An urgent Prevent learning review, launched after the attack, found that "the cumulative significance of his three separate referrals was not properly considered."Nor was his escalating fixation with extreme violence.

Prevent officials now admit the case should have been escalated into the Channel programme, the multi‑agency counter‑radicalisation process, which may have been able to intervene in a more meaningful way.

Among some of the most basic, yet profound blunders, Rudakubana's surname was misspelt in Prevent’s internal database after his two referrals to them in 2021.

This simple clerical error likely prevented supervisors from seeing his earlier flags, leading to the premature closure of the case.

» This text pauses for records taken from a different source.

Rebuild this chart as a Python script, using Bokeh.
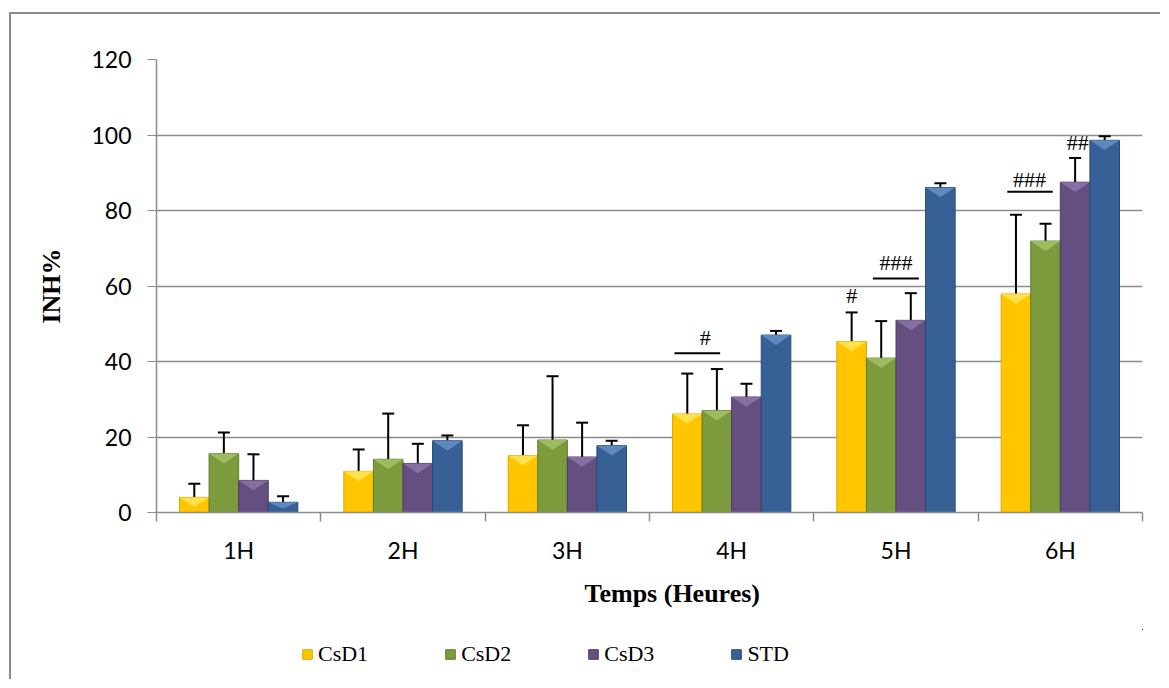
import numpy as np
from bokeh.plotting import figure
from bokeh.layouts import column
from bokeh.models import (ColumnDataSource, Whisker, TeeHead, FixedTicker, Legend,
                          LegendItem, Title, Range1d)
from bokeh.core.properties import value
from bokeh.embed import file_html
from bokeh.resources import INLINE

# ---------------- data ----------------
hours = ["1H", "2H", "3H", "4H", "5H", "6H"]
series = ["CsD1", "CsD2", "CsD3", "STD"]

csd1 = [4.0, 10.9, 15.1, 26.1, 45.3, 57.9]
csd1_err = [3.6, 5.8, 8.0, 10.7, 7.7, 21.0]
csd2 = [15.6, 14.1, 19.2, 27.0, 40.9, 71.9]
csd2_err = [5.6, 12.1, 16.9, 11.0, 9.8, 4.6]
csd3 = [8.5, 13.0, 14.7, 30.6, 50.9, 87.5]
csd3_err = [6.9, 5.2, 9.1, 3.5, 7.2, 6.4]
std = [2.7, 19.0, 17.7, 47.0, 86.1, 98.6]
std_err = [1.6, 1.4, 1.3, 1.1, 1.1, 1.1]

y_ticks = [0, 20, 40, 60, 80, 100, 120]

# significance marks (label, hour)
sig_text = ["#", "#", "###", "###", "##"]
sig_hour = ["4H", "5H", "5H", "6H", "6H"]
sig_bar_hour = ["4H", "5H", "6H"]

# ---------------- layout / style ----------------
values = [csd1, csd2, csd3, std]
errors = [csd1_err, csd2_err, csd3_err, std_err]
colors = ["#FFC600", "#7B9B3D", "#654E80", "#376196"]
highlights = ["#FFE45A", "#A3C266", "#8C76AA", "#6490C8"]
edges = ["#E0A800", "#5F7A2C", "#4E3B66", "#27497A"]
bar_w = 0.18
offsets = [-0.27, -0.09, 0.09, 0.27]
chevron_depth = 2.6

centers = np.arange(len(hours)) + 1.0
boundaries = np.arange(len(hours) + 1) + 0.5

p = figure(width=1149, height=615, output_backend="svg", toolbar_location=None,
           x_range=Range1d(0.5, len(hours) + 0.5), y_range=Range1d(0, 120),
           min_border_left=145, min_border_right=18, min_border_top=45,
           min_border_bottom=117)
p.outline_line_color = None
p.background_fill_color = "white"
p.border_fill_color = "white"

sources = []
for vals, errs, col, hil, edge, off in zip(values, errors, colors, highlights, edges, offsets):
    x = centers + off
    top = np.array(vals, dtype=float)
    src = ColumnDataSource(dict(x=x, top=top, upper=top + np.array(errs)))
    sources.append(src)
    p.vbar(x="x", top="top", width=bar_w, source=src, fill_color=col,
           line_color=edge, line_width=1)
    # bevel highlight on the top of each bar
    d = np.minimum(chevron_depth, top * 0.6)
    xs = [[xi - bar_w / 2, xi + bar_w / 2, xi] for xi in x]
    ys = [[ti, ti, ti - di] for ti, di in zip(top, d)]
    p.patches(xs=xs, ys=ys, fill_color=hil, fill_alpha=0.85, line_color=None)
    w = Whisker(source=src, base="x", lower="top", upper="upper",
                line_color="black", line_width=2, lower_head=None,
                upper_head=TeeHead(size=12, line_color="black", line_width=2))
    p.add_layout(w)

# significance brackets and marks
hidx = {h: i for i, h in enumerate(hours)}
br_from = [-0.348, -0.141, -0.323]
br_to = [-0.07, 0.139, -0.046]
br_y = [42.2, 62.0, 85.0]
bx = np.array([centers[hidx[h]] for h in sig_bar_hour])
p.segment(x0=bx + np.array(br_from), x1=bx + np.array(br_to), y0=br_y, y1=br_y,
          line_color="black", line_width=2)

sig_off = [-0.161, -0.27, 0.0, -0.187, 0.106]
sig_y = [46.3, 57.5, 66.3, 88.2, 97.9]
sx = np.array([centers[hidx[h]] for h in sig_hour]) + np.array(sig_off)
p.text(x=sx, y=sig_y, text=sig_text, text_font=value("Liberation Serif"),
       text_font_size="22px", text_align="center", text_baseline="middle",
       text_color="black")

# axes
grid_col = "#8c8c8c"
p.ygrid.ticker = FixedTicker(ticks=y_ticks)
p.ygrid.grid_line_color = grid_col
p.ygrid.grid_line_width = 1.5
p.xgrid.grid_line_color = None

p.yaxis.ticker = FixedTicker(ticks=y_ticks)
p.yaxis.axis_line_color = grid_col
p.yaxis.axis_line_width = 1.5
p.yaxis.major_tick_line_color = grid_col
p.yaxis.major_tick_out = 9
p.yaxis.major_tick_in = 0
p.yaxis.minor_tick_line_color = None
p.yaxis.major_label_text_font = "Lato"
p.yaxis.major_label_text_font_size = "23px"
p.yaxis.major_label_text_color = "black"
p.yaxis.major_label_standoff = 16
p.yaxis.axis_label = "INH%"
p.yaxis.axis_label_text_font = "Liberation Serif"
p.yaxis.axis_label_text_font_style = "bold"
p.yaxis.axis_label_text_font_size = "26px"
p.yaxis.axis_label_text_color = "black"
p.yaxis.axis_label_standoff = 22

p.xaxis.ticker = FixedTicker(ticks=list(centers), minor_ticks=list(boundaries))
p.xaxis.major_label_overrides = {int(c): h for c, h in zip(centers, hours)}
p.xaxis.axis_line_color = grid_col
p.xaxis.axis_line_width = 1.5
p.xaxis.major_tick_line_color = None
p.xaxis.major_tick_out = 0
p.xaxis.major_tick_in = 0
p.xaxis.minor_tick_line_color = grid_col
p.xaxis.minor_tick_line_width = 1.5
p.xaxis.minor_tick_out = 9
p.xaxis.minor_tick_in = 0
p.xaxis.major_label_text_font = "Lato"
p.xaxis.major_label_text_font_size = "23px"
p.xaxis.major_label_text_color = "black"
p.xaxis.major_label_standoff = 14

xt = Title(text="Temps (Heures)", align="left", offset=428,
           text_font="Liberation Serif", text_font_style="bold",
           text_font_size="26px", text_color="black", standoff=20)
p.add_layout(xt, "below")

# legend strip (separate figure so it sits below the titles); its ranges keep
# the reused bars out of view so only the legend shows
lg = figure(width=1149, height=50, output_backend="svg", toolbar_location=None,
            x_axis_location=None, y_axis_location=None,
            x_range=Range1d(-20, -10), y_range=Range1d(-20, -10),
            min_border_left=0, min_border_right=0, min_border_top=0,
            min_border_bottom=0)
lg.outline_line_color = None
lg.xgrid.grid_line_color = None
lg.ygrid.grid_line_color = None
lg.border_fill_color = "white"
lg_renderers = []
for src, col, edge in zip(sources, colors, edges):
    lg_renderers.append(lg.vbar(x="x", top="top", width=bar_w, source=src,
                                fill_color=col, line_color=edge, line_width=1))

legend = Legend(items=[LegendItem(label=s, renderers=[r]) for s, r in zip(series, lg_renderers)],
                orientation="horizontal", location=(145, 12),
                label_text_font="Liberation Serif", label_text_font_size="22px",
                label_text_color="black", glyph_width=12, glyph_height=12,
                label_standoff=5, spacing=76, padding=0, margin=0,
                border_line_color=None, background_fill_alpha=0)
lg.add_layout(legend)

layout = column(p, lg, spacing=0)
layout.styles = {"border-left": "2px solid #8c8c8c", "border-top": "2px solid #8c8c8c",
                 "margin-left": "9px", "margin-top": "12px"}

open("out.html", "w").write(file_html(layout, INLINE))
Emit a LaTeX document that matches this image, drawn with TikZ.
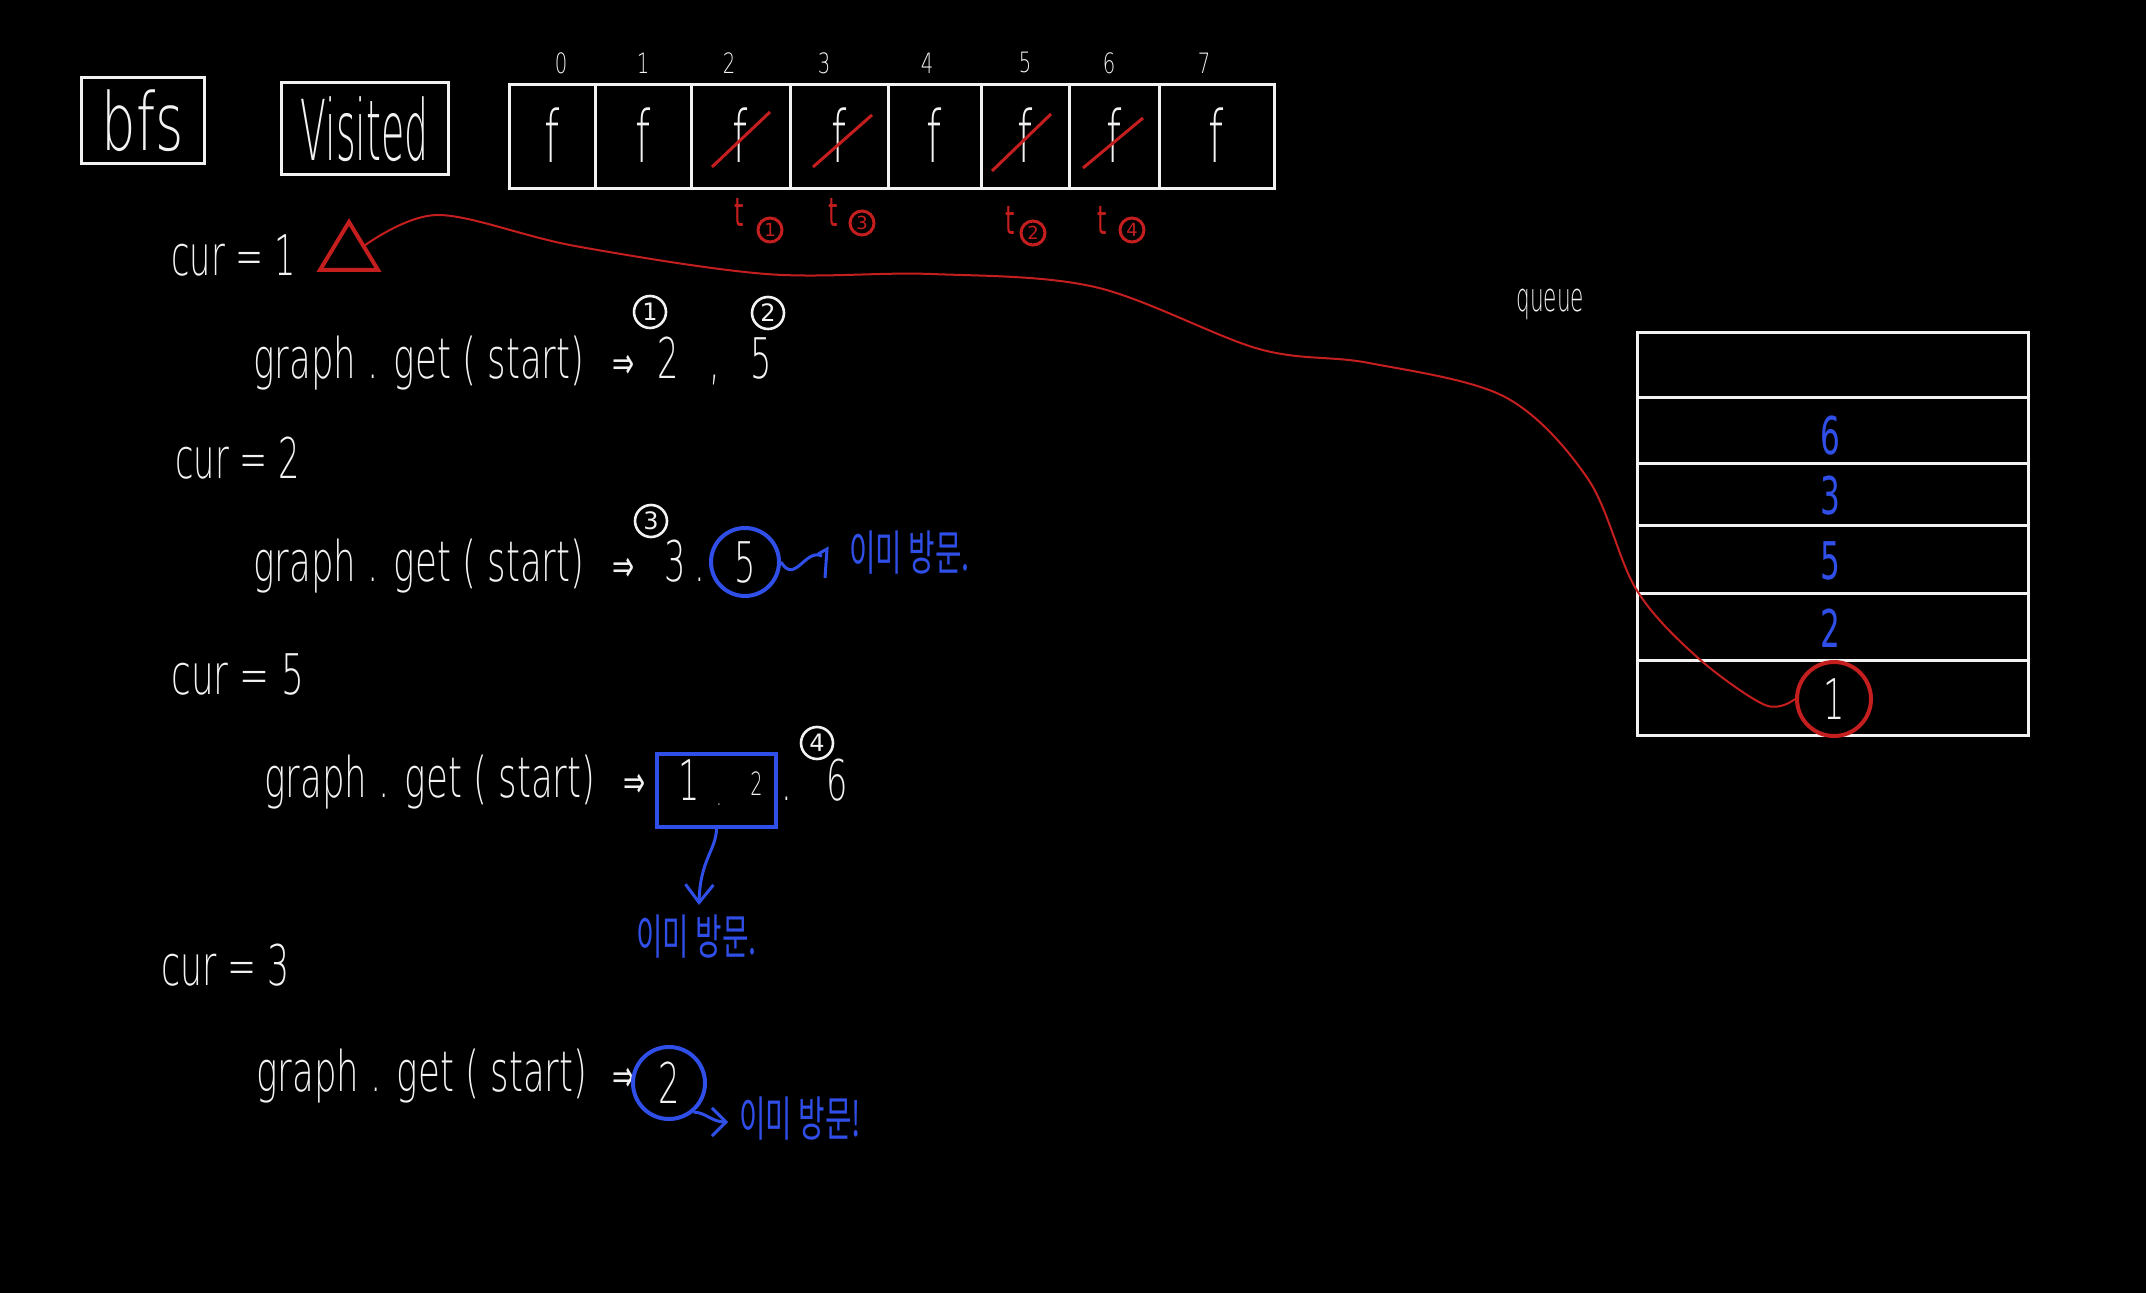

Prevent’s IT system was also unable to process screenshots, like the disturbing online searches he made through social media posts, that might otherwise have raised red flags.

Guidance at the time also discouraged home visits after a first referral, complicating efforts to gather further information.

Earlier this month, an independent review by Lord Anderson KC made 10 recommendations.

It concluded that Prevent must adapt to online behaviour and broaden its remit to include those obsessed with violence without ideology.

But the Southport tragedy demands that lessons be more than academic.

Rudakubana slipped through Prevent's ideological filter, but the deeper breakdown was multi‑agency - siloed data, poor IT systems, lack of mental health coordination, and training that prioritised ideology over real‑world risk.

A year on, justice for Alice da Silva Aguiar, Bebe King, and Elsie Dot Stancombe depends on a system that finally learns from its mistakes.